The Globe also reported: “Pentagon officials involved with the group intend to ask Congress as early as February to increase funding for transfers of military hardware to allies in the Persian Gulf and to accelerate plans for joint military activities. The request, which is still being formulated, is expected to include but not be limited to more advanced missile defence systems and early-warning radar to detect and prevent Iranian missile strikes.”
The US has already conducted joint naval exercises with the Gulf states, under the guise of intercepting weapons shipments to and from Iran. An article entitled “US May Use Sectarian Split to Contain Iran” in the Wall Street Journal in November provided further details of the US military activities in the Gulf.
“US naval fleets have engaged in a number of training exercises with countries abutting the Persian Gulf as a means to show Washington’s strength in the region, said US officials. Last month [October], the US conducted war games about 30 kilometres outside Iran’s territorial waters with Bahrain, Qatar, the United Arab Emirates and about two dozen other countries,” the newspaper noted.
Commenting on Hillen’s activities, the Journal explained that he had been visiting the countries of the Gulf Cooperation Council (GCC), as well as Egypt, Jordan and Lebanon, to discuss “revamping the region’s security framework”. The article continued: “Mr Hillen has laid out an ambitious plan to better integrate the US into the GCC’s security architecture. It includes plans to develop regional maritime security and missile defence initiatives with these countries; a broader intelligence-sharing mechanism; and a program to rapidly improve these nations’ air defences.”
These steps can be interpreted only as definite preparations for a possible US assault on Iran.
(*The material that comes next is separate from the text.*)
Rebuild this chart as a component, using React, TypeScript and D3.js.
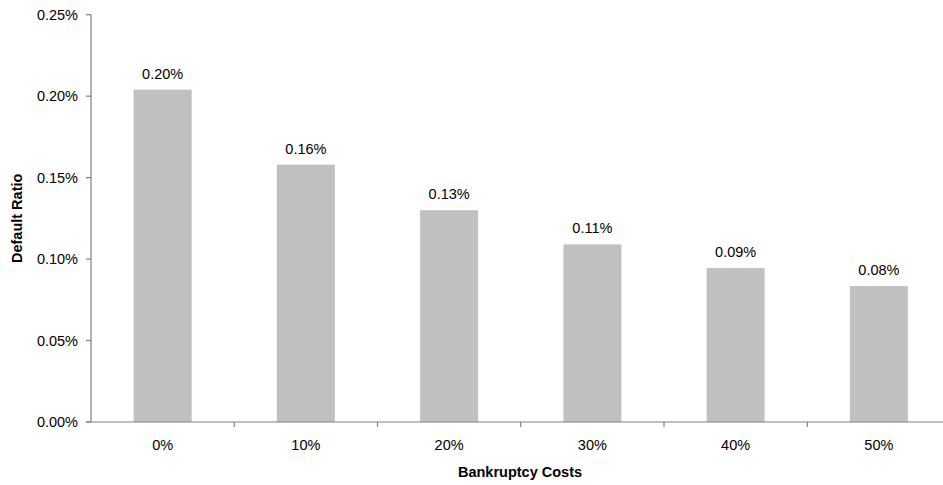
import React from "react";
import * as d3 from "d3";

const categories = ["0%", "10%", "20%", "30%", "40%", "50%"];
const values = [0.00204, 0.00158, 0.0013, 0.00109, 0.000945, 0.000834];
const valueLabels = ["0.20%", "0.16%", "0.13%", "0.11%", "0.09%", "0.08%"];
const yTicks = [0, 0.0005, 0.001, 0.0015, 0.002, 0.0025];

const W = 943;
const H = 485;
const left = 91;
const step = 143.25;
const top = 14.7;
const bottom = 422;

export default function App() {
  const x = d3
    .scaleBand<string>()
    .domain(categories)
    .range([left, left + step * categories.length])
    .paddingInner(0.595)
    .paddingOuter(0.2975);
  const y = d3.scaleLinear().domain([0, 0.0025]).range([bottom, top]);
  const fmt = d3.format(".2%");
  const font = "Liberation Sans, Arial, sans-serif";
  const axisColor = "#808080";
  const fs = 14.5;

  return (
    <div style={{ position: "absolute", left: 0, top: 0 }}>
      <svg width={W} height={H} style={{ display: "block" }} fontFamily={font}>
        <rect width={W} height={H} fill="#fff" />
        {categories.map((c, i) => (
          <rect
            key={c}
            x={x(c)}
            y={y(values[i])}
            width={x.bandwidth()}
            height={bottom - y(values[i])}
            fill="#C0C0C0"
          />
        ))}
        {categories.map((c, i) => (
          <text
            key={"l" + c}
            x={(x(c) as number) + x.bandwidth() / 2}
            y={y(values[i]) - 11}
            textAnchor="middle"
            fontSize={fs}
            fill="#000"
          >
            {valueLabels[i]}
          </text>
        ))}
        {/* y axis */}
        <line x1={left} x2={left} y1={top} y2={bottom} stroke={axisColor} strokeWidth={1.2} />
        {yTicks.map((t) => (
          <g key={t}>
            <line x1={left - 5} x2={left} y1={y(t)} y2={y(t)} stroke={axisColor} strokeWidth={1.2} />
            <text x={left - 13} y={y(t)} dy="0.35em" textAnchor="end" fontSize={fs} fill="#000">
              {fmt(t)}
            </text>
          </g>
        ))}
        {/* x axis */}
        <line x1={left - 5} x2={W} y1={bottom} y2={bottom} stroke={axisColor} strokeWidth={1.2} />
        {categories.slice(1).map((c) => (
          <line
            key={"t" + c}
            x1={x(c) as number - (x.step() * x.paddingInner()) / 2}
            x2={x(c) as number - (x.step() * x.paddingInner()) / 2}
            y1={bottom}
            y2={bottom + 5}
            stroke={axisColor}
            strokeWidth={1.2}
          />
        ))}
        {categories.map((c) => (
          <text
            key={"x" + c}
            x={(x(c) as number) + x.bandwidth() / 2}
            y={445}
            dy="0.35em"
            textAnchor="middle"
            fontSize={fs}
            fill="#000"
          >
            {c}
          </text>
        ))}
        <text x={520} y={472} dy="0.35em" textAnchor="middle" fontSize={fs} fontWeight="bold">
          Bankruptcy Costs
        </text>
        <text
          transform={`translate(17, ${(top + bottom) / 2}) rotate(-90)`}
          dy="0.35em"
          textAnchor="middle"
          fontSize={fs}
          fontWeight="bold"
        >
          Default Ratio
        </text>
      </svg>
    </div>
  );
}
Concerned that Iran may strike back in the event of a US attack, the Bush administration is making plans to counter any Iranian threat to its warships, shipping in the Persian Gulf or the large US military bases in the Gulf states. Ominously, the Pentagon has plans to soon deploy a second aircraft carrier group to the Gulf to menace Iran.
In building an anti-Iranian alliance in the Middle East, the Bush administration is openly playing on sectarian fears in so-called Sunni countries of the rising regional sway of predominantly Shiite Iran. The autocratic pro-US regimes in Saudi Arabia, Egypt, Jordan and the Gulf states are deeply concerned that the US invasion of Iraq has destabilised the entire region by removing a key Iranian rival and installing a predominantly Shiite puppet government in Baghdad. A faction of the Saudi elite is threatening to intervene directly into Iraq on the side of Sunni insurgents in order to counter Iranian influence in the country.
The activities of the ISOG make clear that far from backing away from a confrontation with Iran because of the deepening quagmire in Iraq, the Bush administration is actively engaged in undermining the regime in Tehran and recklessly preparing for a military strike. By enlisting the support of the “Sunni” states against “Shiite” Iran, the US is setting in motion processes that could result in the transformation of Iraq’s sectarian civil war into a broader regional conflagration.